How do you test a font pairing before committing?

The best approach is to set a sample chapter at least three to five pages with your chosen fonts at the actual sizes, margins, and line spacing you plan to use. Don't just look at the heading and the first paragraph. Look at page 15. Look at how the fonts handle a block quote, an epigraph, or a scene break. These edge cases often reveal whether a pairing holds up or falls apart.

Print the sample. Seriously. What looks balanced on screen can feel cramped or airy on paper. If you're producing both print and ebook versions, check both. Some e-readers override your font choices entirely, so focus your pairing energy on the print edition.
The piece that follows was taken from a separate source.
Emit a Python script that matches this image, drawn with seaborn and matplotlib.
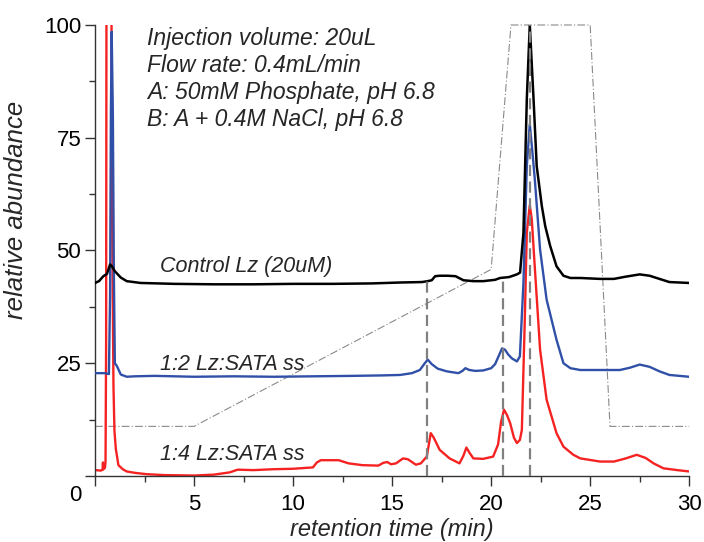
import numpy as np
import pandas as pd
import matplotlib
matplotlib.use("Agg")
import matplotlib.pyplot as plt
import seaborn as sns
from matplotlib.ticker import MultipleLocator
from matplotlib.transforms import ScaledTranslation

# ---------------- data ----------------
control_t = [0, 0.2, 0.42, 0.6, 0.76, 0.85, 1.0, 1.3, 1.6, 2.3, 4, 6, 8, 10, 12, 14,
             15.4, 16.5, 16.8, 17.0, 17.17, 17.4, 17.8, 18.2, 18.6, 19.1, 19.6, 20.2,
             20.45, 20.9, 21.3, 21.46, 21.63, 21.8, 21.95, 22.14, 22.3, 22.56, 22.73,
             22.98, 23.3, 23.65, 24.0, 24.5, 25.5, 26.2, 26.8, 27.5, 28.0, 28.5, 29.0,
             29.5, 30]
control_y = [42.8, 43.2, 44.3, 44.8, 46.9, 46.5, 45.4, 44.0, 43.2, 42.8, 42.6, 42.5,
             42.5, 42.6, 42.6, 42.7, 42.9, 43.0, 43.2, 43.4, 44.3, 44.4, 44.4, 44.3,
             43.4, 43.2, 43.2, 43.5, 43.9, 44.1, 44.7, 45.1, 53.9, 83.6, 100, 83.6,
             68.7, 59.8, 55.4, 51.0, 46.5, 44.4, 43.9, 43.9, 43.7, 43.7, 44.2, 44.7,
             44.4, 43.7, 43.0, 42.9, 42.8]

ss12_t = [0, 0.5, 0.7, 0.76, 0.8, 0.84, 0.9, 0.95, 1.0, 1.1, 1.3, 1.6, 2.0, 3, 5, 7,
          9, 11, 13, 14.5, 15.4, 16.0, 16.4, 16.65, 16.8, 17.0, 17.3, 17.76, 18.35,
          18.55, 18.7, 18.9, 19.2, 19.6, 20.0, 20.2, 20.37, 20.55, 20.7, 20.85, 21.04,
          21.3, 21.45, 21.63, 21.8, 21.95, 22.1, 22.2, 22.47, 22.8, 23.3, 23.65, 24.0,
          24.5, 25.5, 26.5, 27.0, 27.5, 28.0, 28.5, 29.0, 30]
ss12_y = [22.8, 22.8, 22.6, 40, 80, 98.5, 80, 45, 25.0, 24.4, 22.5, 22.0, 22.1, 22.2,
          22.0, 22.1, 22.0, 22.1, 22.2, 22.3, 22.4, 22.8, 23.5, 25.0, 25.8, 24.8, 23.8,
          23.2, 22.8, 23.3, 23.9, 23.5, 23.3, 23.4, 23.9, 24.8, 26.5, 28.3, 28.0, 27.0,
          26.1, 25.4, 26.5, 42.8, 68.7, 78, 71, 66, 50.2, 39.1, 30.2, 25.0, 23.9, 23.5,
          23.5, 23.5, 24.0, 24.7, 24.2, 23.2, 22.4, 22.0]

ss14_t = [0, 0.3, 0.38, 0.4, 0.42, 0.5, 0.53, 0.56, 0.58, 0.82, 0.86, 0.93, 0.98, 1.05,
          1.18, 1.4, 1.6, 2.0, 2.6, 3.5, 5.0, 6.0, 6.8, 7.2, 8.0, 9.0, 10.0, 11.0, 11.2,
          11.4, 12.3, 12.8, 13.5, 14.3, 14.55, 14.75, 14.95, 15.2, 15.55, 15.8, 16.2,
          16.45, 16.75, 16.95, 17.1, 17.4, 17.9, 18.4, 18.6, 18.75, 18.9, 19.1, 19.6,
          20.1, 20.35, 20.5, 20.65, 20.8, 20.96, 21.15, 21.3, 21.45, 21.55, 21.7, 21.8,
          21.95, 22.05, 22.2, 22.47, 22.8, 23.3, 23.65, 24.15, 24.5, 25.5, 26.2, 26.8,
          27.35, 27.8, 28.2, 28.7, 29.4, 30]
ss14_y = [1.3, 1.2, 1.4, 3.0, 1.5, 1.8, 3.2, 30, 120, 120, 60, 20, 10, 6, 2.4, 1.5,
          1.0, 0.7, 0.4, 0.2, 0.1, 0.3, 0.8, 1.4, 1.3, 1.5, 1.6, 1.9, 3.0, 3.5, 3.5,
          2.8, 2.4, 2.3, 2.9, 3.1, 2.6, 2.8, 3.9, 3.7, 2.5, 2.8, 4.3, 9.5, 8.5, 5.8,
          3.9, 2.8, 4.5, 6.3, 5.2, 3.9, 3.8, 4.3, 7.0, 12.0, 14.7, 13.5, 11.7, 8.5,
          7.3, 8.0, 10.2, 35, 54, 60, 57, 46.5, 28, 16.9, 9.5, 6.5, 4.7, 3.9, 3.2,
          3.2, 3.9, 4.7, 4.0, 2.8, 1.7, 1.3, 1.0]

gradient_t = [0, 5, 20, 21, 25, 26, 30]
gradient_y = [11, 11, 45.8, 100, 100, 11, 11]

marker_times = [16.75, 20.6, 21.95]

trace_labels = ["Control Lz (20uM)", "1:2 Lz:SATA ss", "1:4 Lz:SATA ss"]
notes = ["Injection volume: 20uL", "Flow rate: 0.4mL/min",
         "A: 50mM Phosphate, pH 6.8", "B: A + 0.4M NaCl, pH 6.8"]
x_ticks = [0, 5, 10, 15, 20, 25, 30]
x_ticklabels = ["", "5", "10", "15", "20", "25", "30"]
y_ticks = [0, 25, 50, 75, 100]
y_ticklabels = ["0", "25", "50", "75", "100"]

# ---------------- figure ----------------
sns.set_theme(style="ticks")
plt.rcParams["font.family"] = ["Liberation Sans", "DejaVu Sans"]

fig = plt.figure(figsize=(7.04, 5.42), dpi=100)
ax = fig.add_axes([0.135, 0.1218, 0.844, 0.8321])

grad_df = pd.DataFrame({"t": gradient_t, "y": gradient_y})
sns.lineplot(data=grad_df, x="t", y="y", ax=ax, color="#8a8a8a", lw=0.8,
             linestyle=(0, (7, 2, 1, 2)), estimator=None, clip_on=False, zorder=1)

red_df = pd.DataFrame({"t": ss14_t, "y": ss14_y})
blue_df = pd.DataFrame({"t": ss12_t, "y": ss12_y})
black_df = pd.DataFrame({"t": control_t, "y": control_y})
sns.lineplot(data=red_df, x="t", y="y", ax=ax, color="#f52222", lw=1.7,
             estimator=None, zorder=2)
sns.lineplot(data=blue_df, x="t", y="y", ax=ax, color="#3050a8", lw=1.7,
             estimator=None, zorder=3)
sns.lineplot(data=black_df, x="t", y="y", ax=ax, color="black", lw=1.8,
             estimator=None, zorder=4)

tops = np.interp(marker_times, control_t, control_y)
ax.vlines(marker_times, 0, tops, colors="#808080", linestyles=(0, (5, 2.5)),
          lw=1.6, zorder=5)

ax.set_xlim(0, 30)
ax.set_ylim(0, 100)
ax.set_xticks(x_ticks)
ax.set_xticklabels(x_ticklabels)
ax.set_yticks(y_ticks)
ax.set_yticklabels(y_ticklabels)
ax.xaxis.set_minor_locator(MultipleLocator(2.5))
ax.yaxis.set_minor_locator(MultipleLocator(12.5))
ax.tick_params(which="major", length=7, width=1, color="#333333",
               labelsize=16, labelcolor="black")
ax.tick_params(axis="x", which="major", pad=6)
ax.tick_params(axis="y", which="major", pad=3)
ax.tick_params(which="minor", length=4, width=1, color="#333333")
for s in ["top", "right"]:
    ax.spines[s].set_visible(False)
for s in ["left", "bottom"]:
    ax.spines[s].set_color("#333333")
    ax.spines[s].set_linewidth(1)

# move the "0" y label down, as in the reference
zero_lab = ax.get_yticklabels()[0]
zero_lab.set_transform(zero_lab.get_transform() +
                       ScaledTranslation(0, -0.17, fig.dpi_scale_trans))

ax.set_xlabel("retention time (min)", fontsize=17, style="italic", labelpad=2)
ax.set_ylabel("relative abundance", fontsize=18.5, style="italic")
ax.yaxis.set_label_coords(-0.112, 0.59)

note_y = [95.6, 89.6, 83.6, 77.6]
for txt, yy in zip(notes, note_y):
    ax.text(2.63, yy, txt, fontsize=16.5, style="italic", va="baseline", ha="left")

label_y = [45.3, 23.5, 3.55]
for txt, yy in zip(trace_labels, label_y):
    ax.text(3.3, yy, txt, fontsize=15.5, style="italic", va="baseline", ha="left",
            zorder=6)

fig.savefig("out.png", dpi=100)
Quick checklist for your book's font pairing

  1. Pick a readable serif for body text (test at 10–12pt).
  2. Choose a contrasting sans serif for headings check x-height and weight.
  3. Confirm the mood of both fonts matches your book's tone.
  4. Set at least three full pages of sample text with headings.
  5. Print the sample and read it on paper for at least one full page.
  6. Check for readability at the edges: block quotes, footnotes, page numbers.
  7. Limit yourself to two typeface families. Use weight and size for extra hierarchy.
  8. Test on your final output print proof and ebook file.

Next step: Set up a one-page test document today. Pick one serif and one sans serif from the examples above, set a real chapter opening at your intended sizes, and print it. Spend ten minutes reading it. If the fonts disappear and the words take over, you've found your pair.